As my son holds the pose, I think of the antique photos of our family. One shows Sitting Bull (Tatanka Iyotake) at my great-great-grandparent’s farmhouse on the Yankton Sioux Reservation where he was held as a prisoner at Fort Randall from 1881 to 1883. According to our family stories, Sitting Bull persuaded the Army to allow him to stay with his niece, my great-great-grandmother, during his house arrest. In the photo, Sitting Bull and his wives are seated in front of the house, tipis just off camera. Based on the date, the image was probably taken using a similar technique.
Balkowitsch pulls the plate out of the camera and slips it into a tub of chemicals at my feet. As the image develops, my son’s face appears—darker, more enigmatic than in real life, and his eyes burn like fire, revealing his soul.
“This image of your son will last 1,000 years,” Balkowitsch tells me.
The iconic first portraits of Chief Sitting Bull were ambrotypes, taken by photographer Orlando Scott Goff in Bismark. Inspired by the local historical connection, Balkowitsch asked Sitting Bull’s great-grandson, Ernie LaPointe, to sit for a session. Balkowitsch has since done a series of 60 Northern Plains Native Americans, including Standing Rock Sioux Chairman Dave Archambault II and Dale “Happy” American Horse Jr., who locked himself to Dakota Access pipeline machinery in the August 2016 standoff against the pipeline. Balkowitsch was also the first photographer allowed to take a photo of the protest camp at Standing Rock. He said he was greatly honored that the camp leaders trusted him with this.
Recently, the Library of Congress acquired Balkowitsch’s stark glass negative of Darren Thompson, an Ojibwe flutist and journalist covering the DAPL protests at Standing Rock. In the ambrotype, titled “Death by Oil,” Thompson wears a noose around his neck, and black oil drips down his shoulder. As I hold the negative of the powerful image in the studio, I am struck by the fragility of the glass in my hands.
“Death by Oil” is initially shocking, but the noose and its intimations of death give way to the eagle feather in his hair, a note of grace.
“When I was putting that rope around Darren’s neck, it wasn’t easy,” Balkowitsch said. “He had tears in his eyes during the shoot.”
“I had to sit there for an hour,” Thompson said. “I felt I was involved enough that I could articulate the meaning from his [Balkowitsch’s] standpoint and all the people we know mutually and how they feel about the Dakota Access pipeline. I think it’s a pretty powerful statement and powerful experience imagining how the Dakota 38 felt.”
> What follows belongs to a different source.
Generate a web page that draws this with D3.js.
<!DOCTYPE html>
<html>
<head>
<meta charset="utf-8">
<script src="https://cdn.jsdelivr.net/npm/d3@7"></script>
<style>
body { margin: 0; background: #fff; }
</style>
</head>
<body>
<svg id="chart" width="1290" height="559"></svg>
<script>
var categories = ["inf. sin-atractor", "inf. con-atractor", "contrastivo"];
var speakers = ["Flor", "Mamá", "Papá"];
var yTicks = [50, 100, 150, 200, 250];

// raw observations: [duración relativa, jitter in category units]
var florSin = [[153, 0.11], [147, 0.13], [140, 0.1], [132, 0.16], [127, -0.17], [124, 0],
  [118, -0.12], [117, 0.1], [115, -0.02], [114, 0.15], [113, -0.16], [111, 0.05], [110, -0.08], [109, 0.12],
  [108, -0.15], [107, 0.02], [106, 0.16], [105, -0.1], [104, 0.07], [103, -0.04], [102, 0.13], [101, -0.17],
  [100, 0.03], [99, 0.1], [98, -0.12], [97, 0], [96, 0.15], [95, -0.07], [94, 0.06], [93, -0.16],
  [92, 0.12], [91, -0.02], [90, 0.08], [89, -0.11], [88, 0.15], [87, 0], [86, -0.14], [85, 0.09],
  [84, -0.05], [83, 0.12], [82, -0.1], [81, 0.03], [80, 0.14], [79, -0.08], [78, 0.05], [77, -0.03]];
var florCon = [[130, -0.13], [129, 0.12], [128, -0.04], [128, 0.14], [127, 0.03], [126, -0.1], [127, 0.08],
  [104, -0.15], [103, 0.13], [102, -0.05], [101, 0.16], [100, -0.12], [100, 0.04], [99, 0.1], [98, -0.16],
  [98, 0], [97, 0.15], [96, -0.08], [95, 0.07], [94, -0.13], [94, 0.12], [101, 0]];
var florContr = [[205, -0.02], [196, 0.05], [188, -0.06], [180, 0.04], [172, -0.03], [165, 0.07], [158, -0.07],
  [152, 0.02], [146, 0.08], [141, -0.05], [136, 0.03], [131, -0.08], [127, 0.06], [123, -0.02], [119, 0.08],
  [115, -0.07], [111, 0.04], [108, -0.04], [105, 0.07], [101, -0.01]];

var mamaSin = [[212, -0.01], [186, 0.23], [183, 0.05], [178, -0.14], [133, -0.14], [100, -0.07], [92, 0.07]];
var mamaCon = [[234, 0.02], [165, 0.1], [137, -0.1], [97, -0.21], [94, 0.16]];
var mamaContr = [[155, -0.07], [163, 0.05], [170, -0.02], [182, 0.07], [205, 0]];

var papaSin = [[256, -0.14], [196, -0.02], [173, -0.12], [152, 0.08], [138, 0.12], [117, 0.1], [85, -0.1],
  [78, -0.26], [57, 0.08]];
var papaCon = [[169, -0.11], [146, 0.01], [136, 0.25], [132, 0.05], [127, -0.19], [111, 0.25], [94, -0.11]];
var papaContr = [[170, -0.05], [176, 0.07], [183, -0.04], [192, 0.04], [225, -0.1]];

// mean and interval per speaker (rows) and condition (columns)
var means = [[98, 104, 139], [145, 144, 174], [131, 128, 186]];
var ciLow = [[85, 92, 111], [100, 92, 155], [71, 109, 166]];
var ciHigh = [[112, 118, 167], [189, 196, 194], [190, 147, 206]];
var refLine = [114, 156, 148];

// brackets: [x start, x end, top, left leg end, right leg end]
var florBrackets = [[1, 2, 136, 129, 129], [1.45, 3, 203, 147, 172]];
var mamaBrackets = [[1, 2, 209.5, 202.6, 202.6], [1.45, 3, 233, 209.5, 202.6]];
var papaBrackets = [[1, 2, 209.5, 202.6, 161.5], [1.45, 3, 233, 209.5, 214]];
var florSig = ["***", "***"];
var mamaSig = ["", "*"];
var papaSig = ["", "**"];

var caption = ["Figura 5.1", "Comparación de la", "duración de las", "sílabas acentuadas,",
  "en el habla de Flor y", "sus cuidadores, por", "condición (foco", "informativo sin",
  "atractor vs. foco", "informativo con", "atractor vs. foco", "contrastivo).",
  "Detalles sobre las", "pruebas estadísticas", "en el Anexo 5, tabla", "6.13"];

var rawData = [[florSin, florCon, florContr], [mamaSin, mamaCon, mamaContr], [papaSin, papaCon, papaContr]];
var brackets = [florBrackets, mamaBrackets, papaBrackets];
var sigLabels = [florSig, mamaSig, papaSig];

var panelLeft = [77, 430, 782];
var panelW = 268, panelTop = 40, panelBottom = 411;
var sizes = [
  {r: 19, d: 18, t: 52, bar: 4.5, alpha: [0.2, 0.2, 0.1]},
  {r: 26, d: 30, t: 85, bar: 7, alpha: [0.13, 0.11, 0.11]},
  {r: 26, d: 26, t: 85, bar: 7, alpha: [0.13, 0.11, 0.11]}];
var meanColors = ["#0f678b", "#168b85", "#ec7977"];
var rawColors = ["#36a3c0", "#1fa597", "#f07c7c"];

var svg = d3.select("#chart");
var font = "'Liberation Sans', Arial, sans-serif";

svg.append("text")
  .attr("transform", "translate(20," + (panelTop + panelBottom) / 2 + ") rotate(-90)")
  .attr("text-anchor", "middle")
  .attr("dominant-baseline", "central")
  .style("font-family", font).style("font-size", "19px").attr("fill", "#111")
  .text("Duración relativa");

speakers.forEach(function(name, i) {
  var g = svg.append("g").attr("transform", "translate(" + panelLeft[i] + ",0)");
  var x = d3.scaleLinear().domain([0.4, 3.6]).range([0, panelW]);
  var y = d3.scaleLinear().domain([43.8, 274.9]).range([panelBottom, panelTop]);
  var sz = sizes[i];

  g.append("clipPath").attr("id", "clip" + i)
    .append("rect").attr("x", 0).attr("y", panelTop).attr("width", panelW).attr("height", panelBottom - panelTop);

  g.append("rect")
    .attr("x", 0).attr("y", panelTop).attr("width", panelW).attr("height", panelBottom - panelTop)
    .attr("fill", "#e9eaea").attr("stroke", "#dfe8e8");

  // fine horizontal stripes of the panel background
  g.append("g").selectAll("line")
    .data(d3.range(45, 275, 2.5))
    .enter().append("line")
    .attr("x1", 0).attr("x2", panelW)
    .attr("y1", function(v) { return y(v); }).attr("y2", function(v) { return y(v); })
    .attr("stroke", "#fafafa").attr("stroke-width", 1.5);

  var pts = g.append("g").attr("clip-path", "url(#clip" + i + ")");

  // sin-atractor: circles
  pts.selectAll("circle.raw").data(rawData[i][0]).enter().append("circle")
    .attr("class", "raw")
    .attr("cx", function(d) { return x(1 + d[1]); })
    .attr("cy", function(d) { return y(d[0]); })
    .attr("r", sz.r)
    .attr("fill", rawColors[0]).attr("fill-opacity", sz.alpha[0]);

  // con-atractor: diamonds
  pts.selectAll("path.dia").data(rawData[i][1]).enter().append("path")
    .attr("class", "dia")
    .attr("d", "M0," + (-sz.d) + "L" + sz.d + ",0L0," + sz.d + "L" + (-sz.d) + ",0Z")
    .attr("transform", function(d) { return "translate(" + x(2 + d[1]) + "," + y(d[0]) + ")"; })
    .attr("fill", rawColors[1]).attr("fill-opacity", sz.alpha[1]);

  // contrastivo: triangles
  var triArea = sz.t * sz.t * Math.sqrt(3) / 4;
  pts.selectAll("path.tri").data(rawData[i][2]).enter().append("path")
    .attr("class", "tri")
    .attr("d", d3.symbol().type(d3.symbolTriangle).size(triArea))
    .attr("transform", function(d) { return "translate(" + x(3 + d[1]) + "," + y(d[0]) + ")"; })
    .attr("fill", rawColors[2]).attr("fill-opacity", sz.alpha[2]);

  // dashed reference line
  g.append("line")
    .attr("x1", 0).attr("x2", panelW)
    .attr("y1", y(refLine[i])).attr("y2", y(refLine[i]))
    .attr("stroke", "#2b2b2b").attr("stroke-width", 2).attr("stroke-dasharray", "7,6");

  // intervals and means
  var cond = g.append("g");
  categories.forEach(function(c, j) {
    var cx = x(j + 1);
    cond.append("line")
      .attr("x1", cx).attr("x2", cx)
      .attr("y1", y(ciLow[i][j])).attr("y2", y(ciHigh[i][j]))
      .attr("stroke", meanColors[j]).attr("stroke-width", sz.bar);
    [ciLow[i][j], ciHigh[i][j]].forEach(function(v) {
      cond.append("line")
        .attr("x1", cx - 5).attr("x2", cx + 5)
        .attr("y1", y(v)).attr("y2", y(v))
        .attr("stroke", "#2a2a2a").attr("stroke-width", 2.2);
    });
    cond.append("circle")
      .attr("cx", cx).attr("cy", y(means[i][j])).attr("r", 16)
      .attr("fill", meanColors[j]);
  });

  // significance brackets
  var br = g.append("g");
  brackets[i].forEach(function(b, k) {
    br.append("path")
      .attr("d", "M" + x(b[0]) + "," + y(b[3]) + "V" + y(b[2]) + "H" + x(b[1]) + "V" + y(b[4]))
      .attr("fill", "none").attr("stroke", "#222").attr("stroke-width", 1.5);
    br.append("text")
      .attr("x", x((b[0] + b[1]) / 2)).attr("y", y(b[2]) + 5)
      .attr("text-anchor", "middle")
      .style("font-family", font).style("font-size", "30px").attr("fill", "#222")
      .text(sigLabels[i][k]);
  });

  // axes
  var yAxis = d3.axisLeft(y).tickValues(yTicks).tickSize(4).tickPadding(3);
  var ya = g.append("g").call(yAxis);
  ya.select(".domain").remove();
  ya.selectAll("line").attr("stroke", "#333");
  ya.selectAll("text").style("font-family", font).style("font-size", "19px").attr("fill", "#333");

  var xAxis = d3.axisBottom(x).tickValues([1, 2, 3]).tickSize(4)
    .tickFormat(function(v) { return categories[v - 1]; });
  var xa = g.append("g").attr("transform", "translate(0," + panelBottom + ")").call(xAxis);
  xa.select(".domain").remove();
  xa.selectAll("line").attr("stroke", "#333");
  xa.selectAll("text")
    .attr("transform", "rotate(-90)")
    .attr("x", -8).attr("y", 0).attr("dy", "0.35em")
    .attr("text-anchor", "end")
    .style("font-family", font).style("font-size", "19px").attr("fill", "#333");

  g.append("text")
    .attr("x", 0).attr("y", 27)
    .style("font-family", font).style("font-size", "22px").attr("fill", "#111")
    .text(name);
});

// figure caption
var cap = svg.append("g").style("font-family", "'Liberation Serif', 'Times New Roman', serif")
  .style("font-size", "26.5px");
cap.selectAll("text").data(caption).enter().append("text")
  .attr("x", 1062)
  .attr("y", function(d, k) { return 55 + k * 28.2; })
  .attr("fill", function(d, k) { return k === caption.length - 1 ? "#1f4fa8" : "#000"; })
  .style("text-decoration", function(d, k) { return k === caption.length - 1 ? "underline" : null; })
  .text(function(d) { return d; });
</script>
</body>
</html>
During the winter of 1862 in Mankato, Minnesota, the U.S. government hanged 38 Dakota men, the largest mass execution in American history. The men—memorialized as the Dakota 38—were convicted of taking part in the Dakota Sioux Uprising, which was prompted by the theft of treaty supplies and the subsequent starvation. After the hanging, Dakota people were driven from the state of Minnesota and $200 bounties placed on their scalps by the U.S. government.
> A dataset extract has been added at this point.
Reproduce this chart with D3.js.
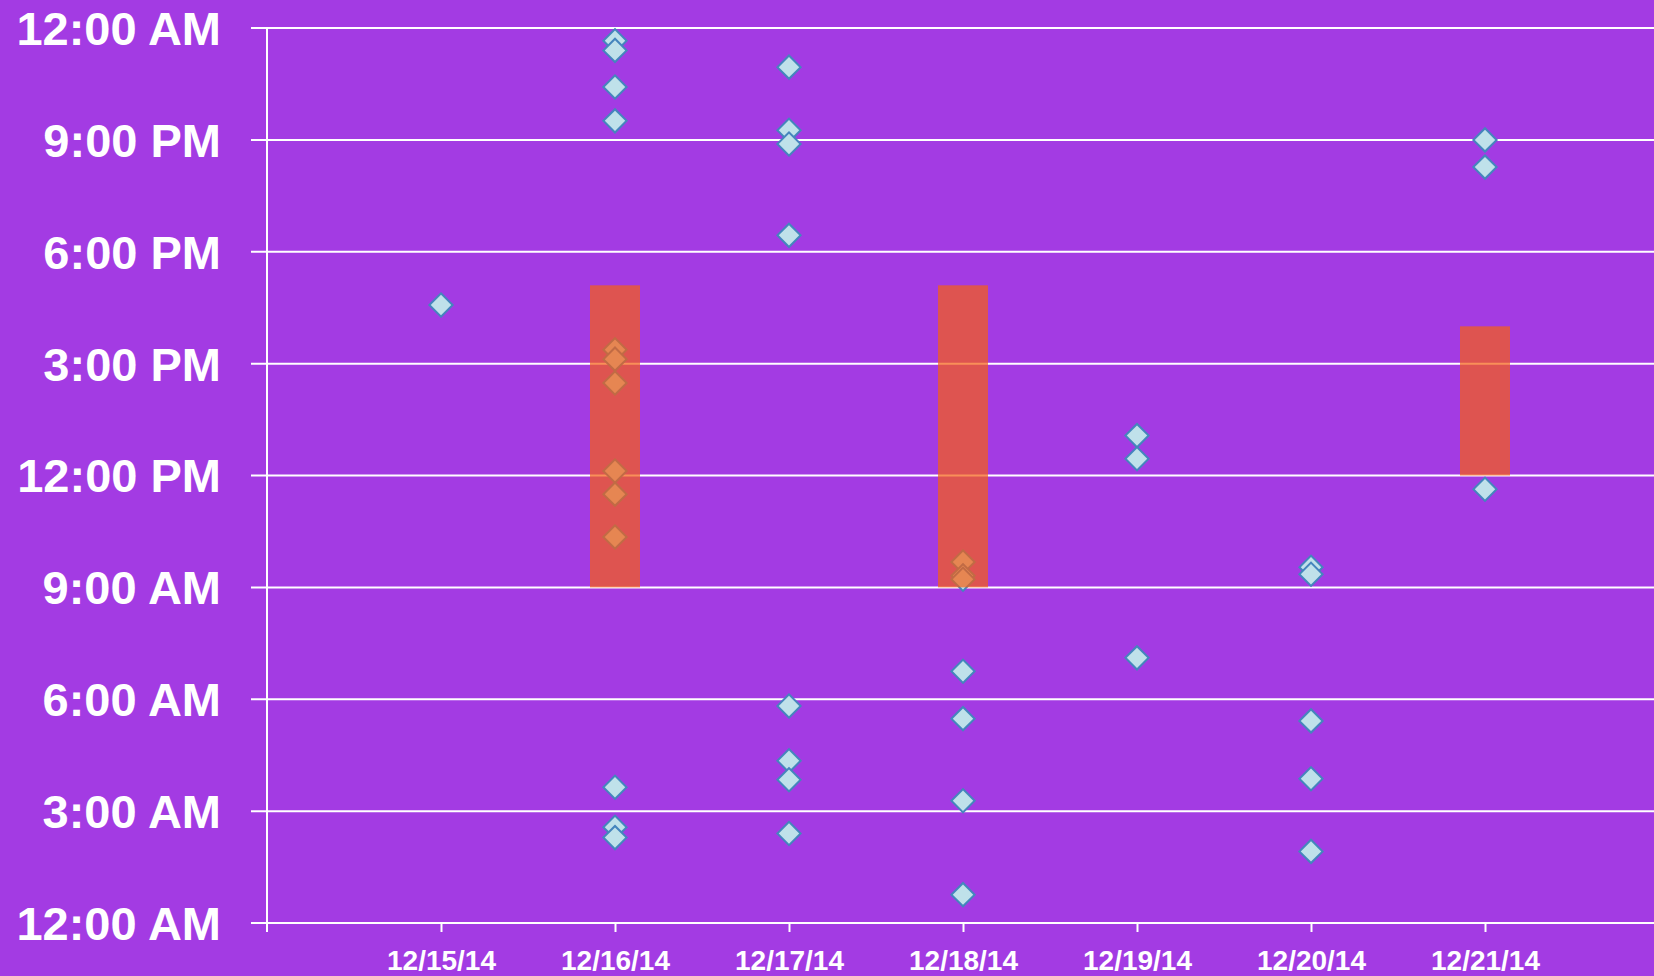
<!DOCTYPE html>
<html>
<head>
<meta charset="utf-8">
<script src="https://cdn.jsdelivr.net/npm/d3@7"></script>
<style>
  html, body { margin: 0; padding: 0; background: #a33be3; }
  svg { display: block; }
</style>
</head>
<body>
<div id="chart"></div>
<script>
// Canvas size
const width = 1654;
const height = 976;

// Days on the x axis
const days = ["12/15/14", "12/16/14", "12/17/14", "12/18/14", "12/19/14", "12/20/14", "12/21/14"];

// Event times per day, in hours after midnight
const times = [
    [16.57],
    [23.66, 23.40, 22.42, 21.51, 15.37, 15.12, 14.48, 12.12, 11.50, 10.35, 3.64, 2.57, 2.29],
    [22.95, 21.26, 20.89, 18.44, 5.82, 4.35, 3.84, 2.40],
    [9.68, 9.31, 9.22, 6.75, 5.48, 3.28, 0.76],
    [13.07, 12.45, 7.11],
    [9.54, 9.35, 5.42, 3.87, 1.92],
    [21.0, 20.27, 11.63]
];

// Bars (start / end hour), null where there is none
const barStart = [null, 9.0, null, 9.0, null, null, 12.0];
const barEnd = [null, 17.1, null, 17.1, null, null, 16.0];

// Y tick labels, one for every 3 hours
const hourTicks = [0, 3, 6, 9, 12, 15, 18, 21, 24];
const hourLabels = ["12:00 AM", "3:00 AM", "6:00 AM", "9:00 AM", "12:00 PM", "3:00 PM", "6:00 PM", "9:00 PM", "12:00 AM"];

const svg = d3.select("#chart")
    .append("svg")
    .attr("width", width)
    .attr("height", height);

svg.append("rect")
    .attr("width", width)
    .attr("height", height)
    .attr("fill", "#a33be3");

// Scales
const x = d3.scaleLinear()
    .domain([-1, days.length])
    .range([267, 1659]);

const y = d3.scaleLinear()
    .domain([0, 24])
    .range([923, 28]);

// Gridlines
svg.append("g")
    .selectAll("line")
    .data(hourTicks)
    .join("line")
    .attr("x1", 251)
    .attr("x2", width)
    .attr("y1", d => y(d))
    .attr("y2", d => y(d))
    .attr("stroke", "white")
    .attr("stroke-width", 2);

// Y axis line
svg.append("line")
    .attr("x1", x(-1))
    .attr("x2", x(-1))
    .attr("y1", y(24))
    .attr("y2", y(0) + 9)
    .attr("stroke", "white")
    .attr("stroke-width", 2);

// Y labels
svg.append("g")
    .selectAll("text")
    .data(hourTicks)
    .join("text")
    .attr("x", 221)
    .attr("y", d => y(d))
    .attr("dy", "0.36em")
    .attr("text-anchor", "end")
    .attr("fill", "white")
    .attr("font-family", "Liberation Sans, Arial, sans-serif")
    .attr("font-weight", "bold")
    .attr("font-size", 47)
    .text((d, i) => hourLabels[i]);

// X axis
const xAxis = svg.append("g")
    .attr("transform", `translate(0, ${y(0)})`)
    .call(d3.axisBottom(x)
        .tickValues(d3.range(days.length))
        .tickFormat(i => days[i])
        .tickSize(9)
        .tickPadding(18));

xAxis.select(".domain").remove();
xAxis.selectAll(".tick line")
    .attr("stroke", "white")
    .attr("stroke-width", 2);
xAxis.selectAll(".tick text")
    .attr("fill", "white")
    .attr("font-family", "Liberation Sans, Arial, sans-serif")
    .attr("font-weight", "bold")
    .attr("font-size", 28);

// Diamonds
const points = times.flatMap((list, i) => list.map(t => ({ day: i, t: t })));
const diamond = d3.symbol(d3.symbolSquare, 270);

svg.append("g")
    .selectAll("path")
    .data(points)
    .join("path")
    .attr("d", diamond)
    .attr("transform", d => `translate(${x(d.day)}, ${y(d.t)}) rotate(45)`)
    .attr("fill", "#bfe1ea")
    .attr("stroke", "#4585bd")
    .attr("stroke-width", 2);

// Bars, drawn over the points with some transparency
const bars = days.map((d, i) => ({ day: i, start: barStart[i], end: barEnd[i] }))
    .filter(d => d.start !== null);

svg.append("g")
    .selectAll("rect")
    .data(bars)
    .join("rect")
    .attr("x", d => x(d.day) - 25)
    .attr("width", 50)
    .attr("y", d => y(d.end))
    .attr("height", d => y(d.start) - y(d.end))
    .attr("fill", "#f66011")
    .attr("fill-opacity", 0.7);
</script>
</body>
</html>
When he learned about the hangings, Balkowitsch was forced to confront the profound amnesia that Americans have of atrocities their government has done to Native people. And for those who survived, painful memories like this one, personally reviewed and ordered by President Lincoln less than a week before the Emancipation Proclamation declaring an end to slavery took effect, can be a difficult history to pass on to the next generation.
Thompson, who grew up in Wisconsin, was “confused, upset, and enraged” when he learned about the Dakota 38 in college.
“I consider myself a history buff, and every first-grader learns about Lincoln, but no one teaches about the Dakota 38 and what Lincoln did,” Balkowitsch said.
To memorialize the execution, Dakotan riders participate in the annual Dakota 38 + 2 horseback ride to Mankato, a yearly 330-mile ride from their reservation in South Dakota to the site of the hangings. The riders and their horses annually brave freezing temperatures to arrive at Mankato the day after Christmas.
“After I heard about [the] Dakota 38,” Balkowitsch said, “I knew these images [of the hangings] would haunt me until I got them on glass.”
In 1863, the Dakota were driven from their homelands, and bounties were offered for any “Redskin” who returned. This year, with help from social media video, peaceful Dakota/Lakota demonstrators and their allies could be seen defending their sacred sites and water to the rallying cry “Mni Wiconi” (Water is Life) and peacefully facing off against heavily militarized police who spray demonstrators with water cannons in subfreezing temperatures, pummel them with rubber bullets and concussion grenades, and bathe them in pepper spray. This all happened with the support of the government of North Dakota.
“I saw a local woman’s Facebook post saying, I feel sorry for the police officers because they have to sit in the same car with those stinking Indians when they arrest them,’” Balkowitsch told me. “And it was that mentality that allowed the [execution of the] Dakota 38. [Native people] are still here and [Americans] still doing the same things … It scares you to the bone.”
At Balkowitsch’s studio, I stare at the glass plate developing on the floor and think about my son, young and beautiful, staring at the world for generations to come. I think of all of the things that will be remembered and forgotten in those 1,000 years. And I share the hope of Balkowitsch and Thompson that by creating, viewing, and understanding these images and memories, that our two peoples, the Dakota/Lakota and the Americans, can find a peace that is just and good, and one that will give us all a better life. Certainly, one that is better than the one we have endured for 150-plus years.